Last but not least, I got into a contemporary dance company for working professionals and grad students called Urbanity Underground!!! I thought my dance life was going to be completely over after college but thankfully I've found a studio I love in Boston and will have more opportunities to dance this year than last year. :)

So basically, life has been treating me well recently. Without further adieu, cookiessss. Happy Munching! ^_^

S’mores Cookies

Makes 15

Ingredients:

1 sleeve graham crackers, ground into fine crumbs (~1 cup crumbs)

½ cup all-purpose flour, lightly spooned and leveled

½ tsp. baking powder

⅛ tsp. baking soda

½ tsp. salt

½ cup unsalted butter, softened

2 tbsps. granulated sugar

2 tbsps. dark brown sugar, packed

1 large egg, room temperature

½ cup semi-sweet mini-chocolate chips

15 regular-size marshmallows

Preparation:

Whisk together the crushed graham crackers, flour, baking powder, baking soda, and salt in a mixing bowl until well-combined and no lumps remain.

In a separate mixing bowl, cream together butter and sugar. Beat in the egg. Add dry ingredients and mix until well-combined. Fold in chocolate chips.

Cover tightly with plastic wrap and chill dough at least 2 hours and up to 3 days in the refrigerator.

Preheat oven to 350˚ F and place rack in center. Line a heavy-duty aluminum standard-size cookie sheet with parchment paper.

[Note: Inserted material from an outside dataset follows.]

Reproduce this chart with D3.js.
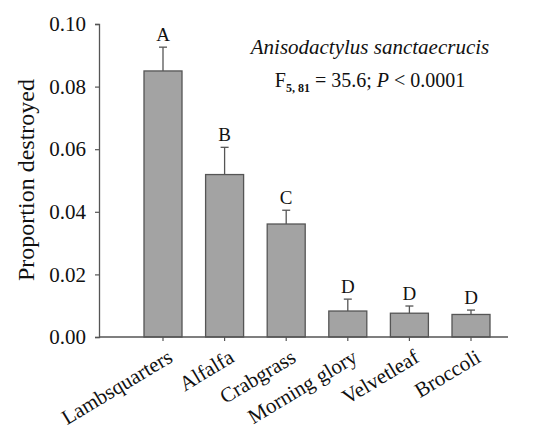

Shape dough into 2 tbsp. size balls and place about 2 inches apart on cookie sheet. Bake in preheated oven ~12 minutes, or until edges just begin to brown.

Remove from oven, press one marshmallow gently on top of each cookie while still warm. Move rack to top of oven and preheat broiler to low. Broil the cookies until the marshmallows are caramelized on top, turning the sheet frequently for even browning.

Transfer to wire rack to cool. Serve warm or at room temperature.